▶ [What the task requires]
Look for the string "matplotlib" in every line, and copy each line that has it.

▶ [Stored records]
_____
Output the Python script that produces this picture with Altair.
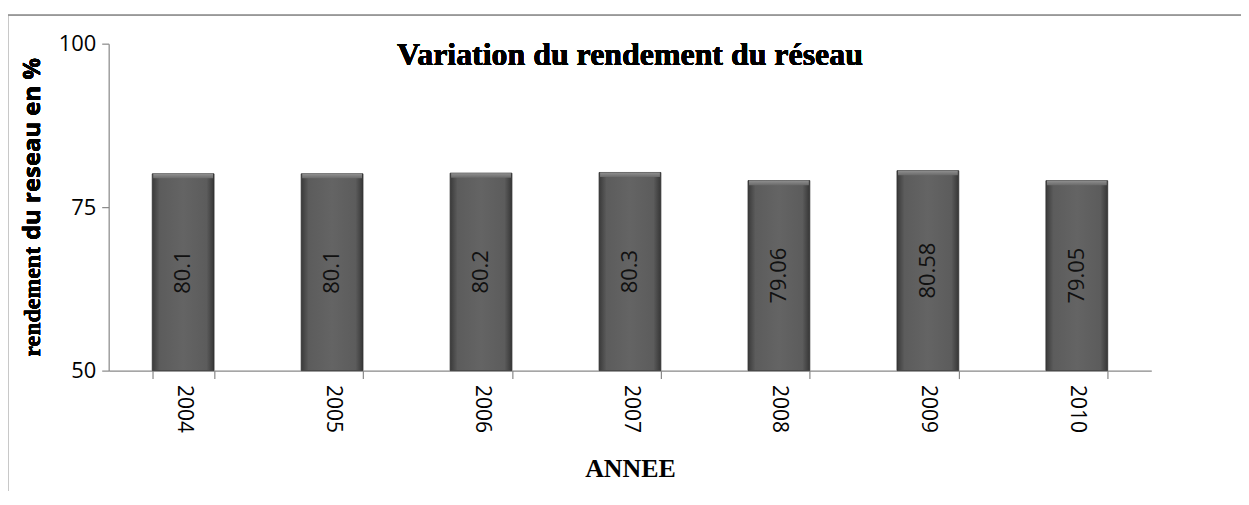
_____
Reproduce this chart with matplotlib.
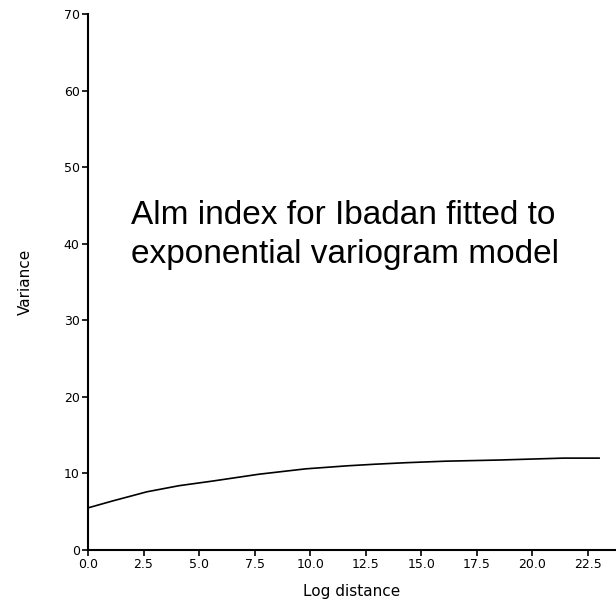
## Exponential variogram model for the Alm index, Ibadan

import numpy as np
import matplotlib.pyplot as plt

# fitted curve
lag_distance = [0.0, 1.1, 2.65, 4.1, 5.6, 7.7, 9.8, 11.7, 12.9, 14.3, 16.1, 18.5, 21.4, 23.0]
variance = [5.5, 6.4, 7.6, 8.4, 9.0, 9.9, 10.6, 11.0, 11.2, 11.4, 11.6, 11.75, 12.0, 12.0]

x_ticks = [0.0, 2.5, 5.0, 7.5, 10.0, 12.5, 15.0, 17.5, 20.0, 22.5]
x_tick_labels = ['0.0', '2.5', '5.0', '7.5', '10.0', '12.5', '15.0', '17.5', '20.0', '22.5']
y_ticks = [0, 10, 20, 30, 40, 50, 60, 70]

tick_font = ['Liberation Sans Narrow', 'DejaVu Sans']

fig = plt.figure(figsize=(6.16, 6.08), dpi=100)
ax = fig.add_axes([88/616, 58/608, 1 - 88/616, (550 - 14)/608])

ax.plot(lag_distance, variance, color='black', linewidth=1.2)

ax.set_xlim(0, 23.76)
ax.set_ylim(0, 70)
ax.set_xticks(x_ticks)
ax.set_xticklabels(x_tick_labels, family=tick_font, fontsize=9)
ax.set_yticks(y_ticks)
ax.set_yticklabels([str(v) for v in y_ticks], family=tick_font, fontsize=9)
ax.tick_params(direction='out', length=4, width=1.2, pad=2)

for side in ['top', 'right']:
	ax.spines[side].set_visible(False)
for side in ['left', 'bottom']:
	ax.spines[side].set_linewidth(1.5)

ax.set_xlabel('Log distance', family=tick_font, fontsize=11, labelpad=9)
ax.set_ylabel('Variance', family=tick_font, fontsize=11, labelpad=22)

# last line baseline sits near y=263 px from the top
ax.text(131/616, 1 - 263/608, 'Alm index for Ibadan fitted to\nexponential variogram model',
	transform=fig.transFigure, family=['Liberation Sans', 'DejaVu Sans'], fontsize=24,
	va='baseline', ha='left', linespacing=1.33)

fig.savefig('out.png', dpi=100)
_____
▶ [Result for this task]
Reproduce this chart with matplotlib.
import matplotlib.pyplot as plt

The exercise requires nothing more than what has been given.